Week by week I came back.  Each time trying to find a better route there that didn’t take an hour to get there.  In my entire career as assistant site manager at the Amigos School, I only found my way there without getting lost once.  Pathetic I know.  Anywho, my experiences improved slowly but surely.  One week I even got to mentor the 2nd grade girls! (That was my favorite week no doubt)  The final week (today) we had science fest.  Total chaos might be a better name.  Each grade picked an activity to do and all the rest of the groups rotated through.  Three hours and countless paper towels later I exited the school, thankful that I was finally done, but kind of sad that this was over.  Next semester this won’t fit into my schedule.

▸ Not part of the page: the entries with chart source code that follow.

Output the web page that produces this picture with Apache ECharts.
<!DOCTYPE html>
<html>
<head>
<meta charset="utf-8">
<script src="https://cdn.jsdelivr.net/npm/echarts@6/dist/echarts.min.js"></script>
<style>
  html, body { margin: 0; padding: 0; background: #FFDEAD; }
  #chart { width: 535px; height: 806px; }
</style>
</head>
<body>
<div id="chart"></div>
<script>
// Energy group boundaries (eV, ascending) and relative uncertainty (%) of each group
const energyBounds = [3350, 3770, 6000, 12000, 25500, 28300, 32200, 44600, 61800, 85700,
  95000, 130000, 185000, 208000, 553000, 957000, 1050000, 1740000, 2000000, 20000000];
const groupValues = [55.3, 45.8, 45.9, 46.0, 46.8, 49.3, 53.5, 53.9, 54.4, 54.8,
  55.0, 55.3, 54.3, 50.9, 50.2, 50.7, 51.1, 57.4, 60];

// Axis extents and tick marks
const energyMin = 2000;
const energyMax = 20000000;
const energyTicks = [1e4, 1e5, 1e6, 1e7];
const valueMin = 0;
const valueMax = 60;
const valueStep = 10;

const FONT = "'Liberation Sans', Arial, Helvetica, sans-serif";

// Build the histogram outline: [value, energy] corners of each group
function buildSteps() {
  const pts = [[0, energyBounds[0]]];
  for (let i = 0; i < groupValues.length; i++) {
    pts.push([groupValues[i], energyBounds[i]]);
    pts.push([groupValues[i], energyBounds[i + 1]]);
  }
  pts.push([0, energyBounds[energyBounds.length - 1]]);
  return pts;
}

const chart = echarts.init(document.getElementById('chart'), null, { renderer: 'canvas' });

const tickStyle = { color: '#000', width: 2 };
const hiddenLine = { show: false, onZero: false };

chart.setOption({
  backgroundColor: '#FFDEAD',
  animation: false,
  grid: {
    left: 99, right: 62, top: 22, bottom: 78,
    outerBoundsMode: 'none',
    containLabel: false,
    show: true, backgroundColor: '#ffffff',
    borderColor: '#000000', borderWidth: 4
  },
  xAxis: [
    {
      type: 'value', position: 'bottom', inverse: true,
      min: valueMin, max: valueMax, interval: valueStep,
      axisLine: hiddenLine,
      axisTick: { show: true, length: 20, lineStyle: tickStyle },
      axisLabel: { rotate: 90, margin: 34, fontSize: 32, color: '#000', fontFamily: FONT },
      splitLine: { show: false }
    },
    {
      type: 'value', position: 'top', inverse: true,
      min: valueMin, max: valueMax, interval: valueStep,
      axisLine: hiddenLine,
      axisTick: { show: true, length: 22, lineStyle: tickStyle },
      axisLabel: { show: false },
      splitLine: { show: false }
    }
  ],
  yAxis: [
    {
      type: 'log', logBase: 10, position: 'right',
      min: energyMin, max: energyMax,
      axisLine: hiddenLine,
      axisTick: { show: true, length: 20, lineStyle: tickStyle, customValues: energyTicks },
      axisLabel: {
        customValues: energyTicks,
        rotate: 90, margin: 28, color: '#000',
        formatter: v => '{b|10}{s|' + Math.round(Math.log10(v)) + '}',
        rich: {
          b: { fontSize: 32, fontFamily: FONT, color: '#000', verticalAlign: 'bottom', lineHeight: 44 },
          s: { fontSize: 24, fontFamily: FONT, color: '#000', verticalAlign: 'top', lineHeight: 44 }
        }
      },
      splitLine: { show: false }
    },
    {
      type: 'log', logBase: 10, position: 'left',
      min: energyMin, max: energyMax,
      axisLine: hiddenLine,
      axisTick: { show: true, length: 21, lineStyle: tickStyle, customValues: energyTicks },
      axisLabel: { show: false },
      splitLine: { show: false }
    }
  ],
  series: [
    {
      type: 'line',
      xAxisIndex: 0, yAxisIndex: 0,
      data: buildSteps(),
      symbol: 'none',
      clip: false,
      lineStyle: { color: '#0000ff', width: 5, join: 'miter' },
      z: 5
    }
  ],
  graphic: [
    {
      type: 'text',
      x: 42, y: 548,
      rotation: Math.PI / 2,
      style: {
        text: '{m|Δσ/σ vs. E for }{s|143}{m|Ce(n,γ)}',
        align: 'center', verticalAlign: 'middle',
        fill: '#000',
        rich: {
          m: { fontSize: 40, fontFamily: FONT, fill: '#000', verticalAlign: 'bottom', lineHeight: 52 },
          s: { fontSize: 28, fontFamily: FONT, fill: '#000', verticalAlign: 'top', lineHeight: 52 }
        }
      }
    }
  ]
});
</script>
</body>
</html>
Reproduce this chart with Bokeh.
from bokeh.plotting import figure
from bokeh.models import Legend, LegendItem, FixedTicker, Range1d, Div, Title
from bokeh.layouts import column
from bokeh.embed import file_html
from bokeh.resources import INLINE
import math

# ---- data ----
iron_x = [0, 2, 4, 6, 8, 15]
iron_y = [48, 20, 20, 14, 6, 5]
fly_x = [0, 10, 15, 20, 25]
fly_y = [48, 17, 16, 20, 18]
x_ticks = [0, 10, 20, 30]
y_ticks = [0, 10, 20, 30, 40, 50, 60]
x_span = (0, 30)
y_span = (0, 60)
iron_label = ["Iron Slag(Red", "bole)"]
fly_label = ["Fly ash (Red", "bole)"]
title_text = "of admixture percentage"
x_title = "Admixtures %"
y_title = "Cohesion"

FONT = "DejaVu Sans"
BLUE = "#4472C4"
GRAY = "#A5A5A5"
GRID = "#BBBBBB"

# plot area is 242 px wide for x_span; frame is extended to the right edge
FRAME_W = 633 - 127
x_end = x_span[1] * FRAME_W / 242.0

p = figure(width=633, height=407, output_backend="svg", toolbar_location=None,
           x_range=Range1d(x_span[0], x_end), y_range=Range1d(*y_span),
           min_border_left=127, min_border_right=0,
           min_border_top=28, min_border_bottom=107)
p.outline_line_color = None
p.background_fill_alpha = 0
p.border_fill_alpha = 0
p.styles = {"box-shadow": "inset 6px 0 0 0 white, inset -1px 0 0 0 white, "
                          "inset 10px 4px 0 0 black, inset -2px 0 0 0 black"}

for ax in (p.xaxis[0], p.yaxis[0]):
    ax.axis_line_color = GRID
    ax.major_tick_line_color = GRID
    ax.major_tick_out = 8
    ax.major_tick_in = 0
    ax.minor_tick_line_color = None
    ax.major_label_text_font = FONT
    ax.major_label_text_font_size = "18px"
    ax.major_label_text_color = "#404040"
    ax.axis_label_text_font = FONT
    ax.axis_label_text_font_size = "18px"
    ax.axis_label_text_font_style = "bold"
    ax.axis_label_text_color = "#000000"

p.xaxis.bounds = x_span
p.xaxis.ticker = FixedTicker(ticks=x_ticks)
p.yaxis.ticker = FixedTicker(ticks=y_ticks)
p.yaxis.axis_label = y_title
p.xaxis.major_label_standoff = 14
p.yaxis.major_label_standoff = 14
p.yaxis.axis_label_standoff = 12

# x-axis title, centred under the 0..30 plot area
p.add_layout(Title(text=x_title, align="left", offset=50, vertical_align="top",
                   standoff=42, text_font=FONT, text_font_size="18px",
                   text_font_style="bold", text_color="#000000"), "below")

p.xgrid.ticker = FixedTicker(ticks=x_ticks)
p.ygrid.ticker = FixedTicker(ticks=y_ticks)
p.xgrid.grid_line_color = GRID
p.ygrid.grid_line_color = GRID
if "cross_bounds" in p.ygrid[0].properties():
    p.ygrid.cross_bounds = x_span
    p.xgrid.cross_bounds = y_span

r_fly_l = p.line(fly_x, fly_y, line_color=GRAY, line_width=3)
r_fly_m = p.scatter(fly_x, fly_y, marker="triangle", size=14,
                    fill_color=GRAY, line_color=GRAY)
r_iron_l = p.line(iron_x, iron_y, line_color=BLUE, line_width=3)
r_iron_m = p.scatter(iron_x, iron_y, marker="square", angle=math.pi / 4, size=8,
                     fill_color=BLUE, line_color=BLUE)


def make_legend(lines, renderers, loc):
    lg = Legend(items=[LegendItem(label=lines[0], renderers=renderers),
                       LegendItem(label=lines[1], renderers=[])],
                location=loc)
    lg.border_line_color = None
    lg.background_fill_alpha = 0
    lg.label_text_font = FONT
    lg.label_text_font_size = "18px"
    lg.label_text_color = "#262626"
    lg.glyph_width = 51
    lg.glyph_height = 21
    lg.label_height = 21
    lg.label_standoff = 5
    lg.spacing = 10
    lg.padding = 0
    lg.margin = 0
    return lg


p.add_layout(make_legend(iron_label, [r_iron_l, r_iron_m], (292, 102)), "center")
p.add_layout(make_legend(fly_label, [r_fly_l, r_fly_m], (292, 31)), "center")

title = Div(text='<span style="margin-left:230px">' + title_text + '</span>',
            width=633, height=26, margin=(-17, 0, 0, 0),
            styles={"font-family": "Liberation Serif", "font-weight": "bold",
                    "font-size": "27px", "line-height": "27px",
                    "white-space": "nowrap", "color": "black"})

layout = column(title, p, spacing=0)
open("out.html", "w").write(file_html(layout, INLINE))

60 volunteer hours later, I have finished the semester, and while I may not be at Amigos next year, I’m sure I’ll still have a great time with Science Club for Girls at Northeastern.  I am the treasurer for the club here, and with the president and vice president leaving in a month, I’ll have my work cut out for me.   I hope to be a mentor in the future, and continue to share the wonder of science with the next generation.

1 comment:

  1. You're so cute. And so sincere. And just gorgeous. I mean gorgeous on the inside, although you are also gorgeous on the outside, but that doesn't relate to this post. And you're so DEDICATED and have such a high sense of purpose in life...I just look up to you so much! Congratulations on sticking with it and finding the good that comes out of every experience. And I hope the next semester holds something much, MUCH better!